A member of the public whose legal case could have significantly benefited from the use of a McKenzie’s friend said today : ““It is a matter of record that Lord Hardie has consistently denied the Scottish Public any meaningful or proper access to the law by his stubborn obstruction of articles 25-29 [of the Law Reform & Miscellaneous Provisions (Scotland) Act 1990], allowing members of the public to be represented by a third party of their choice.“
He went on : “The deafening silence by every major political party which has accompanied this wicked betrayal of trust indicates their tacit approval of it. Disturbingly, the Scottish Courts have also consistently refused to allow recordings of hearings to be made – a proposal also rejected by the Scottish Parliament.”
Given the lack of willingness on the part of the current Scottish Government to speedily reform the Scots legal services market, leaving many clients out in the cold in terms of legal representation, many Scots caught up in legal difficulties feel with some justification, their rights are being impugned by both the legal profession and the Government simply to protect solicitors long held monopoly over access to justice.

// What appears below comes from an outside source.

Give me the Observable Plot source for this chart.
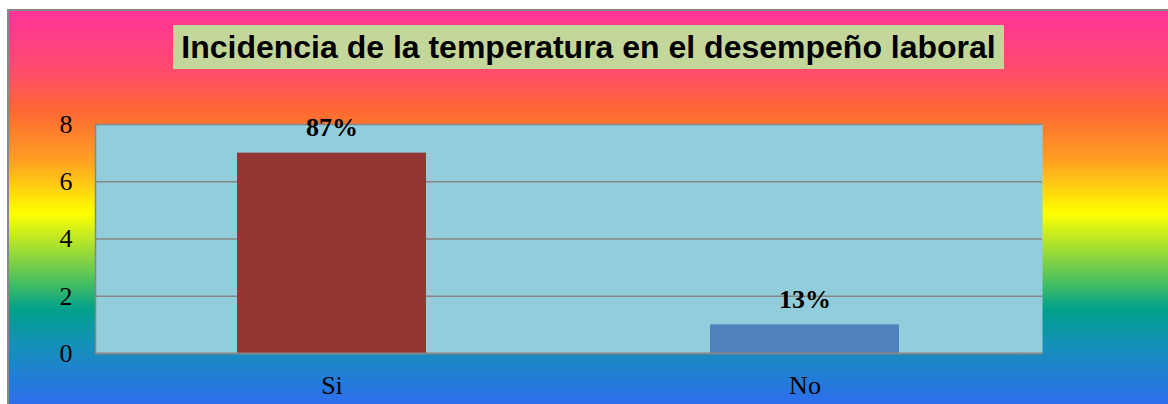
<!DOCTYPE html>
<html>
<head>
<meta charset="utf-8">
<script src="https://cdn.jsdelivr.net/npm/d3@7"></script>
<script src="https://cdn.jsdelivr.net/npm/@observablehq/plot@0.6"></script>
<style>
  html, body { margin: 0; padding: 0; background: #fff; }
  #chart { position: relative; width: 1168px; height: 404px; overflow: hidden; background: #fff; }
  #bg {
    position: absolute; left: 7px; top: 9px; right: 0; bottom: 0;
    border-left: 2px solid #888; border-top: 2px solid #888;
    background: linear-gradient(to bottom,
      #FF3399 0%, #FF4C6E 15%, #FF6633 25%, #FFA022 38%, #FFFF00 51.5%,
      #A8E030 60%, #3DBB66 70%, #00A08C 76%, #1490B8 85%, #2E6EEE 100%);
  }
  #title {
    position: absolute; left: 173px; top: 25px; width: 831px; height: 44px;
    background: #C4D79B; font-family: "Liberation Sans", Arial, sans-serif;
    font-weight: bold; font-size: 32px; line-height: 44px; text-align: center; color: #000;
    white-space: nowrap;
  }
  #plot { position: absolute; left: 0; top: 80px; }
</style>
</head>
<body>
<div id="chart">
  <div id="bg"></div>
  <div id="title">Incidencia de la temperatura en el desempeño laboral</div>
  <div id="plot"></div>
</div>
<script>
const categories = ["Si", "No"];
const values = [7, 1];
const labels = ["87%", "13%"];
const barColors = ["#943634", "#4F81BD"];
const yTicks = [0, 2, 4, 6, 8];
const gridLines = [2, 4, 6, 8];

const data = categories.map((c, i) => ({cat: c, value: values[i], label: labels[i], color: barColors[i]}));

const chart = Plot.plot({
  width: 1168,
  height: 324,
  marginLeft: 95,
  marginRight: 126,
  marginTop: 44,
  marginBottom: 51,
  style: {background: "transparent", fontFamily: "'Liberation Serif', 'Times New Roman', serif", fontSize: "26px", color: "#000", overflow: "visible"},
  x: {domain: categories, paddingInner: 0.6, paddingOuter: 0.3, label: null, tickSize: 0, tickPadding: 22},
  y: {domain: [0, 8], ticks: yTicks, label: null, tickSize: 0, tickPadding: 23},
  color: {type: "identity"},
  marks: [
    Plot.frame({fill: "#92CDDC"}),
    Plot.ruleY(gridLines, {stroke: "#868686", strokeWidth: 1.5}),
    Plot.frame({anchor: "left", stroke: "#868686", strokeWidth: 1.5}),
    Plot.barY(data, {x: "cat", y: "value", fill: "color"}),
    Plot.ruleY([0], {stroke: "#868686", strokeWidth: 2}),
    Plot.text(data, {x: "cat", y: "value", text: "label", dy: -17, lineAnchor: "bottom", fontWeight: "bold", fontSize: 26})
  ]
});
document.getElementById("plot").appendChild(chart);
</script>
</body>
</html>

Clearly the Scots public could benefit from the McKenzie Friend facility being applied to Scots Law, and as with other legal reforms long overdue, the Scottish Government should act without delay and reverse the 39 year prejudice against ordinary Scots obtaining access to courts, while our English counterparts have enjoyed the use and privilege of a McKenzie Friend at their side.
I therefore look forward to reporting on and watching how the McKenzie Friend petition progresses through the Scottish Parliament .. as surely the public interest of access to justice comes first over protecting solicitors business markets & profits.